Вундеркинд, рисовавший и лепивший, сколько себя помнит, 14 лет от роду Неизвестный был принят в новую элитарную школу, созданную в Ленинграде Кировым для художественно одарённых детей. В этой школе классическим академическим дисциплинам обучали знаменитые педагоги и учёные. […]
Неизвестный вернулся с войны героем и инвалидом. В 1945 - 1946 гг. он преподавал рисование в Суворовском училище в Свердловске и был принят в Академию Художеств в Риге. Через год он перешёл в Московский государственный художественный институт им. Сурикова. Будучи студентом института, Неизвестный также изучал философию в Московском университете. Чтобы заплатить за жильё, он работал сторожем у двух скульпторов, а по утрам до занятий, начинавшихся в восемь часов, - ещё и кочегаром. Тем не менее физические расстройства вдобавок к плохому питанию и большому перенапряжению привели к полному истощению и даже к попытке самоубийства. После этого, узнав о состоянии Неизвестного, скульпторы института стали использовать его в качестве помощника, и его положение постепенно улучшилось. […]
В 1973 году видные польские коммунисты пригласили Неизвестного в Польшу. По возвращении советские власти запретили ему дальнейшие зарубежные поездки, несмотря на повторявшиеся приглашения из Франции, Италии и Англии. Чтобы подчеркнуть тяжесть своего положения, в марте 1974-го Неизвестный созвал пресс-конференцию для западных журналистов и заявил, что за последние десять лет он более пятидесяти раз безуспешно пытался выехать за границу».
Альберт Леонг, Кентавр: жизнь искусство и мысль Эрнста Неизвестного – предисловие к сборнику: Кентавр: Эрнст Неизвестный об искусстве, литературе и философии / Сост. А. Леонг, М., «Прогресс-Литера», 1992 г., с. 12-14, 16 и 22.
А.А. Зиновьев в своём романе так описал восприятие скульптур Эрнста Неизвестного в СССР, именуя его то «Мазилой», то просто М.: «Почти все искусствоведы, изучающие творчество М., отмечают двойственность его положения. С одной стороны, он не выставляется, при всяком удобном и неудобном случае его поносят, его имя вычёркивают из списков авторских коллективов, за границу его не пускают, никаких званий у него нет. С этой точки зрения он занимает самое низкое положение в системе нашего изобразительного искусства. С другой стороны, он выполняет работы, которые у нас доверяют выполнять лишь немногим скульптурным генералам. В чём дело? Случайность? Наличие двух борющихся сил в стране? Мне кажется, дело тут гораздо серьёзнее. По идее М. должен был бы быть признанным государственным скульптором. Он мог бы дать гениальное воплощение в скульптуре идеологии этого общества. Те люди, которые привлекают его для создания грандиозных барельефов и монументов, чуют это. Но наше общество сложилось в определённых исторически данных условиях и живет в определённой международной среде».

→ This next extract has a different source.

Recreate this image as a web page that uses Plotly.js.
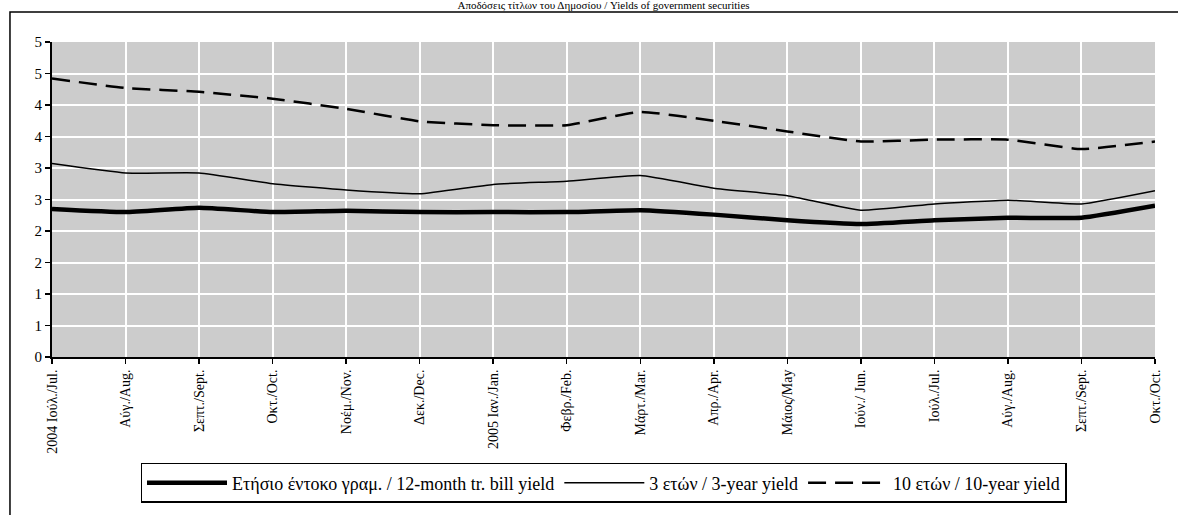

Зиновьев А.А. , Зияющие высоты: роман, М., «Аст», 2010 г., с. 346.
С 1977 года Эрнст Неизвестный живёт и работает в США.
«Эрнст Неизвестный: Малевич и Кандинский не были моими прямыми учителями, я у них учился духовно. Меня в них всегда привлекала не только форма, так как, в конечном счёте я преодолел чисто абстрактное искусство в его формализме. Параллельно я занимался в советской академической школе, которой я очень сейчас благодарен. Но для меня главный содержательный момент мастеров Авангарда - это их ритмы, они научили меня ритмам XX века, современным ритмам. Поэтому если вы посмотрите на мою работу и если Вы чувствуете авангардные ритмы - потому что школа абстракции, школа супрематизма, школа конструктивизма обнажила структуру связей - то вы увидите, что у меня те же самые ритмы. Я сын, а не эпигон авангарда».
Александр Минчин, Эрнст Неизвестный / Двадцать интервью, М., «Изографус»; Эксмо-пресс», 2001 г., с.188-189.